Kemp konuyu yargıya taşırken bir diğer İngiliz vatandaşı akademisyen Nigel Paul Ashley de yönetimden “baskı” gördüğü için emeklilik kararı aldığını söyledi. Yüksekokul müdürü Gülmira Kuruoğlu’nun Kemp ve Ashley gibi anadili İngilizce olan eğitimcilerden boşalan kontenjanı da Rus dili ve edebiyatı mezunu olan ve İngilizce bilmeyen kız kardeşi E.S’yi işe alarak doldurduğu iddia edildi.
40 yıllık öğretmenlik hayatının 28 yılını Türkiye’de ve 17 yılını Dokuz Eylül Üniversitesi’nde geçirdiğini belirten Nadine Freda Kemp, “Son yönetimin gelişi ile çalışma barışım bozuldu ve ardı arkası kesilmeyen soruşturmalara maruz kaldım. Yaşadığımız sorunları anlatabilmek için İngilizce bilmeyen yüksekokul müdürü ile iletişim kurmaya çalıştık. Sözel ve yazılı tüm girişimlerimiz anlayamadığımız bir biçimde düşmanca karşılandı. Yöneticilerimizden birinin şahsen kullandığı şekliyle bizden ‘kurtulmak’ isteniyordu. İşyerinde yaşadıklarım nedeniyle zaten kritik aşamada olan sağlığım iyice bozuldu. Emekliliğime 18 ay kala ve öncesinde haber verilmeksizin sözleşmem yenilenmedi. Öğretmenlik kariyerimin sonuna yaklaştığım bu süreçte bu haksızlıklara ve saygısızlıklara uğramaktan dolayı çok üzgünüm” dedi.
Nadine Freda Kemp’in avukatı Ahmet Serkan Göktürk, ihtarname çektiklerini ancak henüz cevap alamadıklarını söyledi.
AMAÇ BAŞKA
Türkiye’de 25 yıldır eğitimci olarak çalışan Nigel Paul Ashley de “Son zamanlarda yönetimin düşmanca tavrı ile karşılaştık. Yüksekokul müdürü, beni ve bazı başka meslektaşlarımı aylardır süren soruşturmalar silsilesinin hedefi haline getirdi.

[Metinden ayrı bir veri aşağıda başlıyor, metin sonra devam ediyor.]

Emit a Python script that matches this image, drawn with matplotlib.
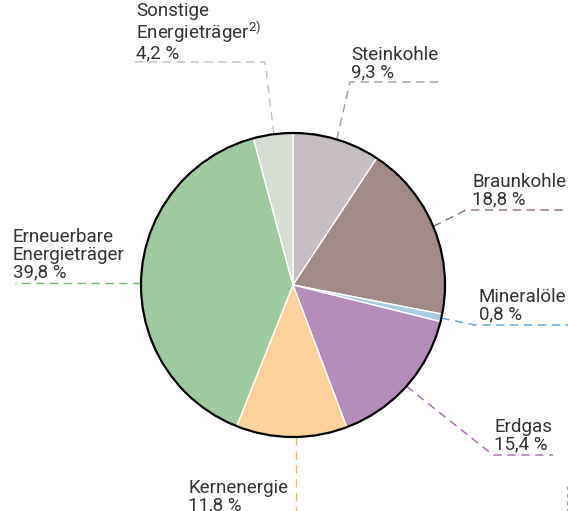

Son gelişmelerden anladığım, bu soruşturmaların amacının yıllarca burada çalışmış, anadili İngilizce olan öğretmenlerden kurtulup yerine anadili İngilizce olmayan başka yabancı uyruklu öğretmenler atamakmış. Bu süreçte yaşadıklarım sonucu sağlığım bozuldu. Hiç istemeden de emeklilik kararı almak durumunda kaldım” ifadelerini kullandı.
Eğitim-Sen İzmir Üniversiteler Şubesi Başkanı Ümit Akıncı, “Yaşananlar, sonuçları itibarıyla kurumun yükseköğretimde uluslararasılaşma misyonunu ayaklar altına alacak niteliktedir. İngilizce bilmeyen birisinin müdür olarak atanması; işe alımlar, disiplin soruşturmaları ve hukuka aykırı gerekçeler ile yapılan iş akdi fesihleriyle ‘gündemden düşmeyen’ hukuksuzlukları beraberinde getirmiştir. YÖK’ün uluslararasılaşma misyonuna aykırılık bir yana, Türkiye ile Birleşik Krallık arasında sosyal güvenlik ve istihdam alanında imzalanmış olan antlaşmalara ve ahde vefa ilkesine atıfla yaşananların diplomatik alandaki risklerine özellikle dikkat çekmek isteriz” dedi.